Ezequiel 5 apresenta um profeta que transforma o próprio corpo em linguagem quando a palavra já não basta. Raspar cabelo e barba não é excentricidade profética. No mundo antigo, cabelo e barba eram sinais de identidade, honra, maturidade e pertencimento social. Cortá-los publicamente equivalia a assumir luto, humilhação e perda de lugar. Ao se raspar, Ezequiel anuncia que Jerusalém já perdeu o rosto antes de perder a cidade. A identidade caiu antes das muralhas.
O capítulo nasce no contexto do primeiro exílio babilônico, quando Jerusalém ainda existe fisicamente e o templo segue de pé. Muitos sustentam a esperança de um retorno rápido, apoiados na memória da eleição e na presença do santuário. Ezequiel confronta essa ilusão. Sua mensagem não prevê apenas um desastre futuro. Ela interpreta uma ruptura já instalada. A cidade permanece, mas o que a sustentava deixou de habitar o centro.
Literariamente, o texto combina ação simbólica, explicação direta e linguagem jurídica. A balança indica juízo medido, não explosivo. A divisão do cabelo em três partes comunica um colapso total: fome, espada e dispersão. Nada fica ileso. O detalhe do pequeno remanescente, em parte também queimado, desmonta qualquer leitura automática de preservação. A forma do texto é dura, repetitiva e fragmentada, porque espelha uma identidade já quebrada.

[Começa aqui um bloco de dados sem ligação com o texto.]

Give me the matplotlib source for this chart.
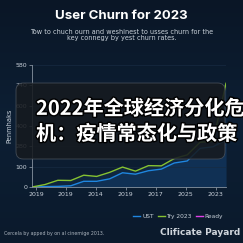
import matplotlib
matplotlib.use("Agg")
import matplotlib.pyplot as plt
import matplotlib.patheffects as pe
from matplotlib.patches import FancyBboxPatch
import numpy as np

# ---- data ----
x_idx = list(range(16))
ust = [0, 2, 3, 6, 28, 28, 40, 70, 63, 80, 88, 118, 128, 190, 198, 232]
try2023 = [0, 12, 33, 32, 58, 52, 72, 98, 78, 105, 104, 140, 158, 220, 225, 510]
ready = []
xtick_labels = ["2019", "2019", "2014", "2019", "2017", "2025", "2023"]
ytick_values = [0, 100, 200, 300, 400, 500, 600]
ytick_labels = ["0", "100", "280", "400", "600", "740", "580"]
series_names = ["UST", "Try 2023", "Ready"]
title = "User Churn for 2023"
subtitle = "Tow to chuch ourn and weshinest to usses churn for the\nkey connegy by yest churn rates."
ylabel = "Penmhaks"
overlay = "2022年全球经济分化危\n机：疫情常态化与政策"
footer_left = "Cercela by apped by on al cinemige 2013."
footer_right = "Clificate Payard"

BG = "#0c1b2d"
BLUE = "#1f86e0"
GREEN = "#86c232"
MAGENTA = "#e040e8"
TXT = "#c9d1da"

fig = plt.figure(figsize=(2.43, 2.43), dpi=100)
fig.patch.set_facecolor(BG)

# background gradient
bgax = fig.add_axes([0, 0, 1, 1], zorder=-10)
grad = np.linspace(0, 1, 256).reshape(-1, 1)
bgax.imshow(grad, aspect="auto", cmap=matplotlib.colors.LinearSegmentedColormap.from_list(
    "bg", ["#0a1626", "#0d1f34", "#0b1a2c"]), extent=[0, 1, 0, 1])
bgax.axis("off")

ax = fig.add_axes([32/243, 1-187/243, (226-32)/243, (187-65)/243])
ax.set_facecolor("none")

ax.fill_between(x_idx, try2023, 0, color="#12304f", alpha=0.5, lw=0)
ax.fill_between(x_idx, ust, 0, color="#123a66", alpha=0.55, lw=0)
ax.plot(x_idx, ust, color=BLUE, lw=1.0, label=series_names[0])
ax.plot(x_idx, try2023, color=GREEN, lw=1.0, label=series_names[1])
ax.plot(ready, ready, color=MAGENTA, lw=1.0, label=series_names[2])

ax.set_xlim(0, 15)
ax.set_ylim(0, 600)
ax.set_yticks(ytick_values)
ax.set_yticklabels(ytick_labels)
ax.set_xticks(np.linspace(0.3, 14.2, len(xtick_labels)))
ax.set_xticklabels(xtick_labels)
ax.tick_params(colors="#9aa6b2", labelsize=4.5, length=2, width=0.5, pad=1.5)
for t in ax.get_xticklabels() + ax.get_yticklabels():
    t.set_color(TXT)
ax.grid(axis="y", color="#172b42", lw=0.5)
for s in ["top", "right"]:
    ax.spines[s].set_visible(False)
for s in ["left", "bottom"]:
    ax.spines[s].set_color("#8893a0")
    ax.spines[s].set_linewidth(0.6)
ax.set_ylabel(ylabel, color=TXT, fontsize=4.8, labelpad=2)

leg = fig.legend(loc="center right", bbox_to_anchor=(0.94, 1-216/243), ncol=3,
                 frameon=False, fontsize=4.2, handlelength=1.2, columnspacing=0.7,
                 handletextpad=0.3)
for t in leg.get_texts():
    t.set_color(TXT)

fig.text(0.5, 1-16/243, title, ha="center", va="center", color="white",
         fontsize=9.5, fontweight="bold", family=["Inter", "DejaVu Sans"])
fig.text(0.5, 1-35/243, subtitle, ha="center", va="center", color=TXT,
         fontsize=4.7, linespacing=1.15)

box = FancyBboxPatch((16/243, 1-159/243), (225-16)/243, (159-83)/243,
                     boxstyle="round,pad=0,rounding_size=0.03", transform=fig.transFigure,
                     facecolor="#161a1f", edgecolor="#4a525c", lw=0.6, alpha=0.88, zorder=5)
fig.patches.append(box)
fig.text(36/243, 1-121/243, overlay, ha="left", va="center", color="white",
         fontsize=14.5, fontweight="bold", linespacing=1.25,
         family=["Noto Sans CJK SC", "DejaVu Sans"], zorder=6,
         path_effects=[pe.withStroke(linewidth=2, foreground="#000000")])

fig.text(4/243, 1-233/243, footer_left, ha="left", va="center", color="#aab3bd", fontsize=3.4)
fig.text(240/243, 1-232/243, footer_right, ha="right", va="center", color="#d0d6dc",
         fontsize=6.5, fontweight="bold")

fig.savefig("out.png", dpi=100, facecolor=BG)
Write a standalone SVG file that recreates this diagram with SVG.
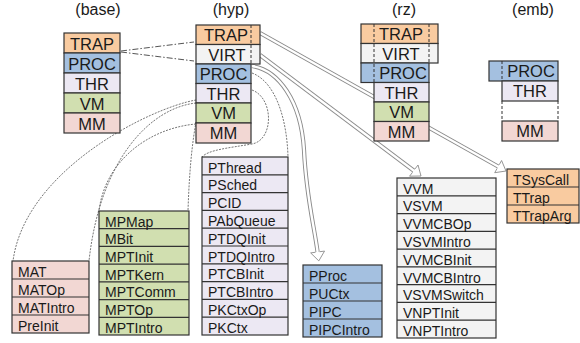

O aprendizado é direto e desconfortável. Quando o que sustenta não está mais presente, manter aparências se torna falsificação da realidade. Símbolos não salvam estruturas vazias. Ezequiel 5 nos obriga a perguntar o que ainda exibimos por fora enquanto o centro já se perdeu. O corte não cria a queda. Apenas a torna visível.